### AVAILABLE DATA
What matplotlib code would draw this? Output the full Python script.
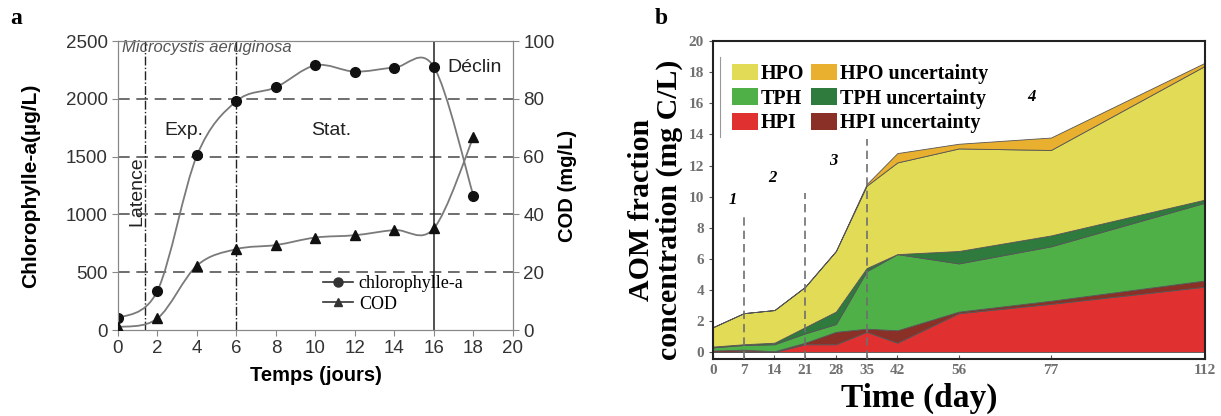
import numpy as np
import matplotlib
matplotlib.use("Agg")
import matplotlib.pyplot as plt
from matplotlib.path import Path
from matplotlib.patches import PathPatch, Patch
from matplotlib.lines import Line2D

# panel a : culture of Microcystis aeruginosa
days_a = [0, 2, 4, 6, 8, 10, 12, 14, 16, 18]
chl = [100, 340, 1510, 1980, 2100, 2290, 2235, 2270, 2275, 1160]     # ug/L
cod = [1, 4, 22.3, 28, 29.4, 32, 32.8, 34.6, 35.2, 66.8]             # mg/L
phase_x = [1.35, 6, 16]

# panel b : AOM fractions (stacked)
days_b = [0, 7, 14, 21, 28, 35, 42, 56, 77, 112]
hpi = [0.0, 0.05, 0.0, 0.5, 0.5, 1.3, 0.6, 2.5, 3.1, 4.2]
hpi_unc = [0.1, 0.1, 0.05, 0.1, 0.8, 0.2, 0.8, 0.1, 0.2, 0.4]
tph = [0.2, 0.3, 0.45, 0.6, 0.5, 3.7, 4.9, 3.1, 3.5, 5.0]
tph_unc = [0.05, 0.05, 0.1, 0.4, 0.8, 0.2, 0.0, 0.8, 0.7, 0.2]
hpo = [1.25, 2.0, 2.1, 2.6, 3.9, 5.3, 5.9, 6.6, 5.5, 8.6]
hpo_unc = [0.0, 0.0, 0.0, 0.0, 0.0, 0.1, 0.6, 0.3, 0.8, 0.2]
stage_x = [7, 21, 35]
stage_top = [8.8, 10.2, 13.7]

SANS = "Liberation Sans"
SERIF = "Liberation Serif"


def smooth_path(x, y):
    # excel-like smoothed line: cubic bezier through every point
    pts = np.column_stack([np.asarray(x, float), np.asarray(y, float)])
    n = len(pts)
    verts = [pts[0]]
    codes = [Path.MOVETO]
    for i in range(n - 1):
        p0 = pts[i - 1] if i > 0 else pts[i]
        p1 = pts[i]
        p2 = pts[i + 1]
        p3 = pts[i + 2] if i + 2 < n else pts[i + 1]
        verts += [p1 + (p2 - p0) / 6, p2 - (p3 - p1) / 6, p2]
        codes += [Path.CURVE4] * 3
    return Path(verts, codes)


fig = plt.figure(figsize=(12.21, 4.16), dpi=100)

# ---------------- panel a ----------------
ax = fig.add_axes([0.0966, 0.2067, 0.3235, 0.6947])
ax2 = ax.twinx()

ax.set_xlim(0, 20)
ax.set_ylim(0, 2500)
ax2.set_ylim(0, 100)

for yv in [500, 1000, 1500, 2000]:
    ax.axhline(yv, color="#555555", lw=1.2, ls=(0, (7, 4)), zorder=1)
ax.axvline(phase_x[0], color="#222222", lw=1.0, ls="-.", zorder=1)
ax.axvline(phase_x[1], color="#222222", lw=1.0, ls="-.", zorder=1)
ax.axvline(phase_x[2], color="#222222", lw=1.1, zorder=1)

ax.add_patch(PathPatch(smooth_path(days_a, chl), facecolor="none",
                       edgecolor="#7a7a7a", lw=1.3, zorder=2))
ax.plot(days_a, chl, ls="none", marker="o", ms=7, color="#111111", zorder=3)
ax2.add_patch(PathPatch(smooth_path(days_a, cod), facecolor="none",
                        edgecolor="#7a7a7a", lw=1.3, zorder=2))
ax2.plot(days_a, cod, ls="none", marker="^", ms=6.5, color="#111111", zorder=3)

ax.set_xticks(range(0, 21, 2))
ax.set_yticks(range(0, 2501, 500))
ax2.set_yticks(range(0, 101, 20))
for a in (ax, ax2):
    for s in a.spines.values():
        s.set_color("#888888")
    a.tick_params(colors="#888888", labelcolor="#333333", length=4,
                  labelsize=13.5, direction="out")
    for lab in a.get_xticklabels() + a.get_yticklabels():
        lab.set_family(SANS)

ax.set_xlabel("Temps (jours)", fontsize=14.5, fontweight="bold", family=SANS, labelpad=6)
ax.set_ylabel("Chlorophylle-a(\u00b5g/L)", fontsize=15, fontweight="bold", family=SANS, labelpad=18)
ax2.set_ylabel("COD (mg/L)", fontsize=14.5, fontweight="bold", family=SANS, labelpad=2)

ax.text(0.2, 2440, "Microcystis aeruginosa", style="italic", color="#555555",
        fontsize=12, family=SANS, va="center")
ax.text(3.35, 1730, "Exp.", fontsize=14, family=SANS, ha="center", va="center", color="#222222")
ax.text(10.8, 1730, "Stat.", fontsize=14, family=SANS, ha="center", va="center", color="#222222")
ax.text(16.7, 2275, "D\u00e9clin", fontsize=14, family=SANS, ha="left", va="center", color="#222222")
ax.text(0.95, 1200, "Latence", fontsize=14, family=SANS, rotation=90,
        ha="center", va="center", color="#222222")

h_a = [Line2D([], [], color="#333333", lw=1.2, marker="o", ms=6.5),
       Line2D([], [], color="#333333", lw=1.2, marker="^", ms=6)]
ax.legend(h_a, ["chlorophylle-a", "COD"], loc="upper left",
          bbox_to_anchor=(0.5, 0.215), frameon=False, handlelength=1.7,
          handletextpad=0.3, labelspacing=0.2, borderaxespad=0,
          prop={"family": SERIF, "size": 13})

fig.text(0.008, 0.955, "a", fontsize=17, fontweight="bold", family=SERIF, va="center")

# ---------------- panel b ----------------
bx = fig.add_axes([0.584, 0.137, 0.4025, 0.764])
cols = ["#e03030", "#8b3026", "#4fb048", "#2f7a3d", "#e2db55", "#e9b02f"]
bx.stackplot(days_b, hpi, hpi_unc, tph, tph_unc, hpo, hpo_unc, colors=cols,
             edgecolor="#555555", linewidth=0.6, zorder=2)
bx.set_xlim(0, 112)
bx.set_ylim(-0.45, 20)

for xv, top in zip(stage_x, stage_top):
    bx.plot([xv, xv], [-0.45, top], color="#6f6f6f", lw=1.2, ls=(0, (5, 3)), zorder=3)
for lab, xv, yv in zip(["1", "2", "3", "4"], [4.5, 13.5, 27.4, 72.5], [9.8, 11.2, 12.3, 16.4]):
    bx.text(xv, yv, lab, style="italic", fontweight="bold", fontsize=12,
            family=SERIF, ha="center", va="center")

bx.set_xticks(days_b)
bx.set_yticks(range(0, 21, 2))
for s in bx.spines.values():
    s.set_color("#222222")
    s.set_linewidth(1.5)
bx.tick_params(axis="both", colors="#555555", labelcolor="#707070", labelsize=11, length=3)
bx.tick_params(axis="x", direction="in")
for lab in bx.get_xticklabels() + bx.get_yticklabels():
    lab.set_family(SERIF)
    lab.set_fontweight("bold")

bx.set_xlabel("Time (day)", fontsize=24, fontweight="bold", family=SERIF, labelpad=4)
bx.xaxis.label.set_x(0.42)
bx.set_ylabel("AOM fraction\nconcentration (mg C/L)", fontsize=21.5,
              fontweight="bold", family=SERIF, labelpad=4, linespacing=1.05)
bx.yaxis.label.set_y(0.47)

names = ["HPO", "TPH", "HPI", "HPO uncertainty", "TPH uncertainty", "HPI uncertainty"]
hcols = [cols[4], cols[2], cols[0], cols[5], cols[3], cols[1]]
h_b = [Patch(facecolor=c, edgecolor="none") for c in hcols]
bx.legend(h_b, names, ncol=2, loc="upper left", bbox_to_anchor=(0.022, 0.955),
          frameon=False, handlelength=1.3, handleheight=0.9, handletextpad=0.15,
          columnspacing=0.3, labelspacing=0.22, borderaxespad=0,
          prop={"family": SERIF, "size": 14.5, "weight": "bold"})
bx.plot([0.015, 0.015], [0.7, 0.95], transform=bx.transAxes, color="#999999", lw=0.8)

fig.text(0.536, 0.955, "b", fontsize=17, fontweight="bold", family=SERIF, va="center")

fig.savefig("out.png", dpi=100)
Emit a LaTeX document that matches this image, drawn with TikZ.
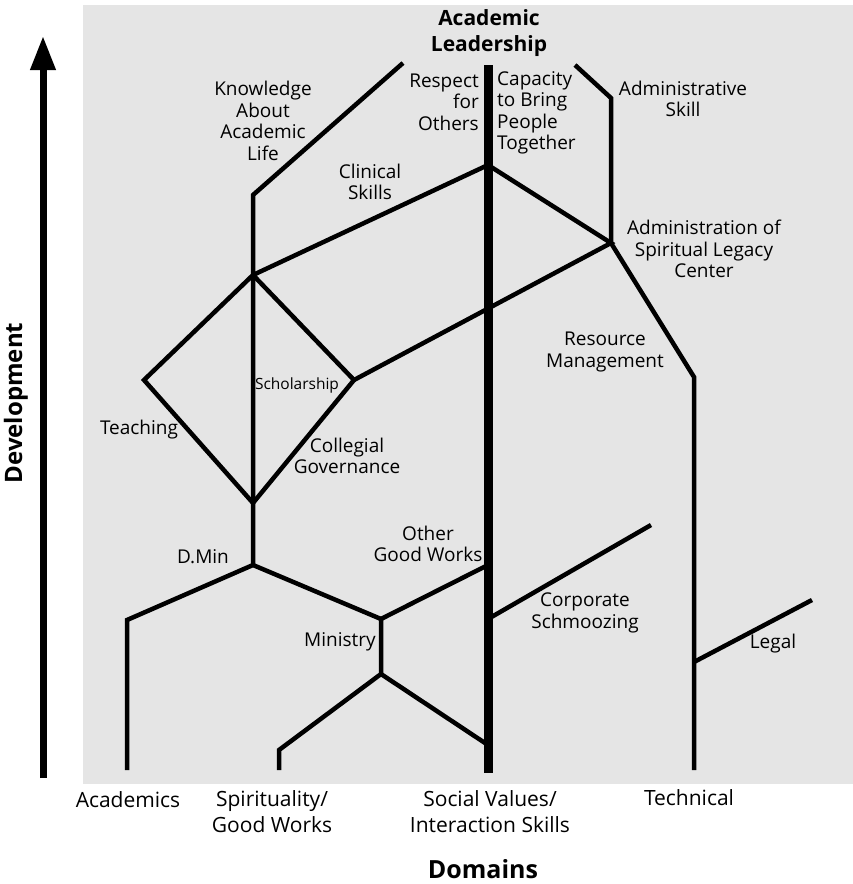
\documentclass[tikz,border=0pt]{standalone}
\usepackage{fontspec}
\setmainfont{Open Sans}
\usetikzlibrary{arrows.meta}
\definecolor{bg}{RGB}{229,229,229}
\begin{document}
\begin{tikzpicture}[x=1pt,y=-1pt,
  br/.style={line width=4.5pt, line cap=butt, line join=miter},
  mainbr/.style={line width=9pt, line cap=butt},
  lbl/.style={font=\fontsize{19}{21.5}\selectfont, align=center, inner sep=0pt},
  small/.style={font=\fontsize{15.5}{18}\selectfont, align=center, inner sep=0pt},
  dom/.style={font=\fontsize{21}{25.5}\selectfont, align=center, inner sep=0pt},
  ttl/.style={font=\bfseries\fontsize{21}{26}\selectfont, align=center, inner sep=0pt}]
\useasboundingbox (0,0) rectangle (853,884);
\fill[bg] (83,5) rectangle (853,784);
% junctions
\coordinate (acb) at (127,770);
\coordinate (acs) at (127,620);
\coordinate (dmin) at (253,565);
\coordinate (dbot) at (253,503);
\coordinate (dtop) at (253,275);
\coordinate (dleft) at (144,380);
\coordinate (dright) at (354,380);
\coordinate (kbend) at (253,195);
\coordinate (ktop) at (403,63);
\coordinate (mtop) at (488,65);
\coordinate (mbot) at (488,773);
\coordinate (cap) at (488,165);
\coordinate (adm) at (611,243);
\coordinate (askb) at (611,98);
\coordinate (askt) at (575,65);
\coordinate (rm) at (694,377);
\coordinate (tb) at (694,770);
\coordinate (lg0) at (694,662);
\coordinate (lg1) at (812,600);
\coordinate (cs0) at (488,619);
\coordinate (cs1) at (651,525);
\coordinate (min1) at (381,619);
\coordinate (min2) at (381,674);
\coordinate (og) at (488,565);
\coordinate (spb) at (279,750);
\coordinate (spe) at (279,770);
\coordinate (svj) at (488,745);
% branches
\draw[br] (acb) -- (acs) -- (dmin) -- (min1) -- (min2) -- (spb) -- (spe);
\draw[br] (min2) -- (svj);
\draw[br] (min1) -- (og);
\draw[br] (dmin) -- (kbend) -- (ktop);
\draw[br] (dbot) -- (dleft) -- (dtop) -- (dright) -- cycle;
\draw[br] (dtop) -- (cap) -- (adm) -- (dright);
\draw[br] (askt) -- (askb) -- (adm) -- (rm) -- (tb);
\draw[br] (lg0) -- (lg1);
\draw[br] (cs0) -- (cs1);
\draw[mainbr] (mtop) -- (mbot);
% development arrow
\coordinate (arb) at (43,778);
\coordinate (art) at (43,36);
\draw[line width=7pt, -{Triangle[length=34pt,width=24pt]}] (arb) -- (art);
\node[ttl, font=\bfseries\fontsize{24}{28}\selectfont, rotate=90] (dev) at (16,403) {Development};
% labels
\node[ttl] (al) at (489,33) {Academic\\Leadership};
\node[lbl] (kn) at (263,121) {Knowledge\\About\\Academic\\Life};
\node[lbl] (cl) at (370,182) {Clinical\\Skills};
\node[lbl, align=right, anchor=east] (rs) at (479,102) {Respect\\for\\Others};
\node[lbl, align=left, anchor=west] (cp) at (497,113) {Capacity\\to Bring\\People\\Together};
\node[lbl] (as) at (683,99) {Administrative\\Skill};
\node[lbl] (asl) at (704,249) {Administration of\\Spiritual Legacy\\Center};
\node[lbl] (rmg) at (605,352) {Resource\\Management};
\node[small] (sch) at (297,385) {Scholarship};
\node[lbl] (te) at (139,430) {Teaching};
\node[lbl] (cg) at (347,456) {Collegial\\Governance};
\node[lbl] (dm) at (203,557) {D.Min};
\node[lbl] (ogw) at (428,544) {Other\\Good Works};
\node[lbl] (csz) at (585,613) {Corporate\\Schmoozing};
\node[lbl] (mi) at (340,642) {Ministry};
\node[lbl] (le) at (773,644) {Legal};
% domains
\node[dom, anchor=base] (d1) at (128,807) {Academics};
\node[dom, anchor=base] (d2) at (272,832) {Spirituality/\\Good Works};
\node[dom, anchor=base] (d3) at (490,832) {Social Values/\\Interaction Skills};
\node[dom, anchor=base] (d4) at (689,805) {Technical};
\node[ttl, font=\bfseries\fontsize{25}{28}\selectfont, anchor=base] (dd) at (483,878) {Domains};
\end{tikzpicture}
\end{document}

### TASK REQUIREMENTS
Up to and including the line containing "from matplotlib.lines import Line2D", quote each line of the entries above from the very first, please, exactly and without images.

### TASK SOLUTION
What matplotlib code would draw this? Output the full Python script.
import numpy as np
import matplotlib
matplotlib.use("Agg")
import matplotlib.pyplot as plt
from matplotlib.path import Path
from matplotlib.patches import PathPatch, Patch
from matplotlib.lines import Line2D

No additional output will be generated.